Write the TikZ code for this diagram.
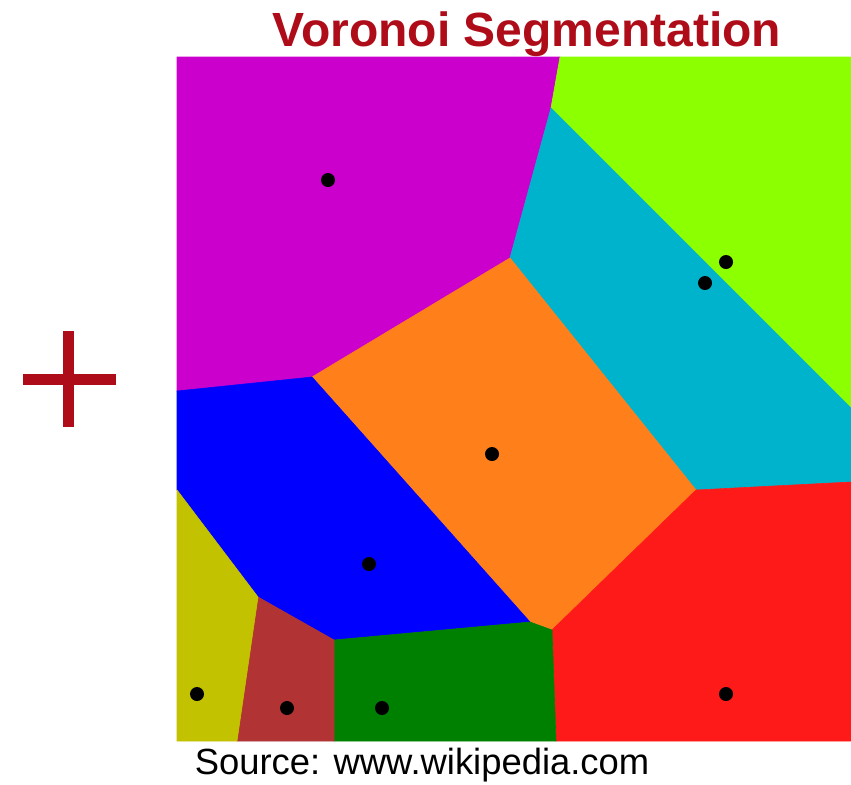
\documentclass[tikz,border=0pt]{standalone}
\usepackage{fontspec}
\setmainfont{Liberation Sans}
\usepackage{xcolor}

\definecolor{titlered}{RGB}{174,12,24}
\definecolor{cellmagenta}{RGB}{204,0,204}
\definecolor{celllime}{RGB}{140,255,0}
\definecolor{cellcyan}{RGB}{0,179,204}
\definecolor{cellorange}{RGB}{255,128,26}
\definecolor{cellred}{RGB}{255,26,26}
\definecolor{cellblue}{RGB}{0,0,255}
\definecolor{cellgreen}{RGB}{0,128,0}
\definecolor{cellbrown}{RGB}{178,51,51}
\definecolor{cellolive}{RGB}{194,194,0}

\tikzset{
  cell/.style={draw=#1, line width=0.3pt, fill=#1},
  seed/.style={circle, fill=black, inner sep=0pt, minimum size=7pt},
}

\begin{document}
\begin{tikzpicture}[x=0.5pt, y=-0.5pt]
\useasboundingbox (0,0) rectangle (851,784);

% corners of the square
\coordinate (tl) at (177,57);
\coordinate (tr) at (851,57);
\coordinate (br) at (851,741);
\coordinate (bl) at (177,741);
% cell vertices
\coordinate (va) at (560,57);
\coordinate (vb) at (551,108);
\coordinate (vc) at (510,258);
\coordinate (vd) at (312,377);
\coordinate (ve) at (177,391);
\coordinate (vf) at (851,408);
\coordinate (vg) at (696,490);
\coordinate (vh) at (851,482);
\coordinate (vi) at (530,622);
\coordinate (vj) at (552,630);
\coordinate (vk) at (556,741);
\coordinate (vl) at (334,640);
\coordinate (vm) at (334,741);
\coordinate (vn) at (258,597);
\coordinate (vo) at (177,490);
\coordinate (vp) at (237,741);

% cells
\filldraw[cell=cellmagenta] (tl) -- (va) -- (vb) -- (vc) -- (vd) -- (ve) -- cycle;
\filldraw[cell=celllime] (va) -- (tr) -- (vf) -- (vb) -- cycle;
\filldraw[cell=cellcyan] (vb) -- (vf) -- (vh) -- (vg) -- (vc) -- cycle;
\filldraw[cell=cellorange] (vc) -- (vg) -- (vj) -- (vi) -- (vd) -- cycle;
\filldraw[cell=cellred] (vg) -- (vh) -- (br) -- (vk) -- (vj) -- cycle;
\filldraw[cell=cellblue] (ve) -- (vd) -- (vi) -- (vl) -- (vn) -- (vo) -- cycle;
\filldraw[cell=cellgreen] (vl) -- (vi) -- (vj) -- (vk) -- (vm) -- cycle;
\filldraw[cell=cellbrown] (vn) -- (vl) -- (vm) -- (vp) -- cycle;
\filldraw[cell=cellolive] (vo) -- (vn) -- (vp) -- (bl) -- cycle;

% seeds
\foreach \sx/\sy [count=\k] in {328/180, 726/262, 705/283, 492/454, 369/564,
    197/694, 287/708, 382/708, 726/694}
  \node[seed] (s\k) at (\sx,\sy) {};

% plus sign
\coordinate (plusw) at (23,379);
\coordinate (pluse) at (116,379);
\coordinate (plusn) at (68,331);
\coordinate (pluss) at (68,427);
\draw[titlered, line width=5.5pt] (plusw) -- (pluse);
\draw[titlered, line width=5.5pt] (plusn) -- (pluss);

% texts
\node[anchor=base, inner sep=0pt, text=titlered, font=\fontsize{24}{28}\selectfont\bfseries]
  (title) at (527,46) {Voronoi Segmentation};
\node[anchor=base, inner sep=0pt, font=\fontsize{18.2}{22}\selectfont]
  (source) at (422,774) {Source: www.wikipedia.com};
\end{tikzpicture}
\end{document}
■ ■ ■
→ Problem description: Would you reproduce the lines above, from the very first through the line containing "(0,0) rectangle (851,784);", exactly and without the pictures?

→ Task output:
Write the TikZ code for this diagram.
\documentclass[tikz,border=0pt]{standalone}
\usepackage{fontspec}
\setmainfont{Liberation Sans}
\usepackage{xcolor}

\definecolor{titlered}{RGB}{174,12,24}
\definecolor{cellmagenta}{RGB}{204,0,204}
\definecolor{celllime}{RGB}{140,255,0}
\definecolor{cellcyan}{RGB}{0,179,204}
\definecolor{cellorange}{RGB}{255,128,26}
\definecolor{cellred}{RGB}{255,26,26}
\definecolor{cellblue}{RGB}{0,0,255}
\definecolor{cellgreen}{RGB}{0,128,0}
\definecolor{cellbrown}{RGB}{178,51,51}
\definecolor{cellolive}{RGB}{194,194,0}

\tikzset{
  cell/.style={draw=#1, line width=0.3pt, fill=#1},
  seed/.style={circle, fill=black, inner sep=0pt, minimum size=7pt},
}

\begin{document}
\begin{tikzpicture}[x=0.5pt, y=-0.5pt]
\useasboundingbox (0,0) rectangle (851,784);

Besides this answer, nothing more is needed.